Skip to navigation Skip to content

Local Theories of Diffusion Model Generalization in High Dimensions

Date and Time
-
Location
zoom
Speaker
Mason Kamb (Stanford)

Modern generative diffusion models are distinguished by their ability to generalize, consistently and robustly, in very high dimensional spaces. They produce a combinatorial explosion of novel images from a relatively small training set, subverting normal concerns about the curse of dimensionality. Yet, their generations also sometimes fall short, exhibiting distinctive flaws such as spatial inconsistency (e.g. excessive limbs).
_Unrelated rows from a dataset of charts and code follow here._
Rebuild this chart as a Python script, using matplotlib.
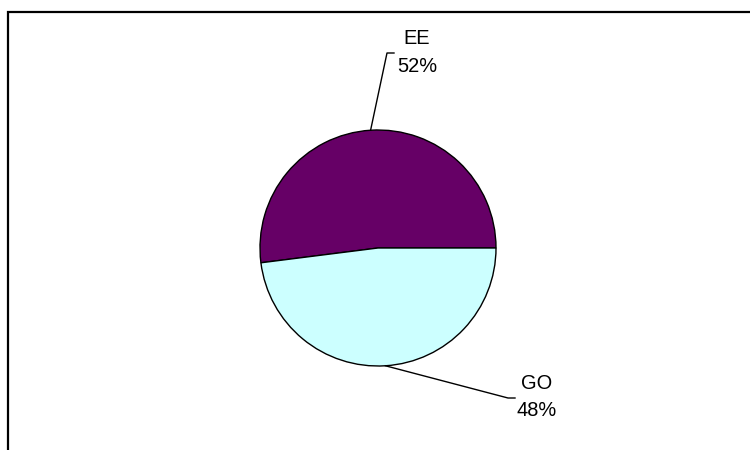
import matplotlib.pyplot as plt
import numpy as np

plt.rcParams['font.family'] = ['Liberation Sans', 'DejaVu Sans']

# data
labels = ['EE', 'GO']
shares = [52, 48]
colors = ['#660066', '#CCFFFF']

fig = plt.figure(figsize=(7.5, 4.5), dpi=100)
ax = fig.add_axes([0, 0, 1, 1])
ax.set_xlim(0, 750)
ax.set_ylim(0, 450)
ax.set_aspect('equal')
ax.axis('off')

# chart frame (cut off at right and bottom)
ax.plot([8, 8, 760], [-10, 438, 438], color='black', lw=1.6, clip_on=False,
        solid_joinstyle='miter')

cx, cy, r = 378, 202, 118
wedges, _ = ax.pie(shares, colors=colors, startangle=0, counterclock=True,
                   center=(cx, cy), radius=r, frame=True,
                   wedgeprops=dict(edgecolor='black', linewidth=1.0))
ax.set_xlim(0, 750)
ax.set_ylim(0, 450)
ax.axis('off')

# leader lines and labels (bend point, tick end, text centre)
label_layout = [((387, 397), (394, 397), (417, 398)),
                ((508, 52), (515, 52), (537, 53))]

for w, lab, pct, (bend, tick, txt) in zip(wedges, labels, shares, label_layout):
    mid = np.deg2rad((w.theta1 + w.theta2) / 2)
    sx, sy = cx + r * np.cos(mid), cy + r * np.sin(mid)
    ax.plot([sx, bend[0], tick[0]], [sy, bend[1], tick[1]], color='black', lw=1.0)
    ax.text(txt[0], txt[1] + 13.5, lab, ha='center', va='center', fontsize=14.4)
    ax.text(txt[0], txt[1] - 14, f'{pct}%', ha='center', va='center', fontsize=14.4)

fig.savefig('out.png', dpi=100)
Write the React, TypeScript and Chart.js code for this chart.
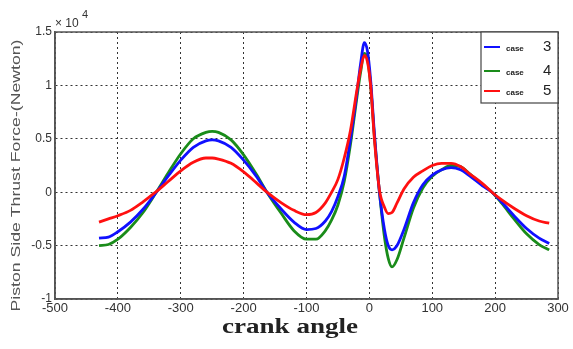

I will discuss an analytical theory that, making only the assumptions of A) locality and B) (broken) equivariance, explains 1) how models are able to generalize combinatorially, mixing and matching from different images in their training data, 2) why models are able to generalize consistently and robustly in high dimensional spaces, and 3) mechanistically explains the origins of spatial consistency issues such as the “excess limbs” phenomenon. This theory is totally solvable in terms of the training dataset, and we show that it is able to predict on a case-by-case basis the behavior of certain classes of weak diffusion models: 1) small convolutional neural networks, and 2) diffusion models early in their training process. I will then comment on what is still needed to further explain the mysteries of generalization in more powerful models.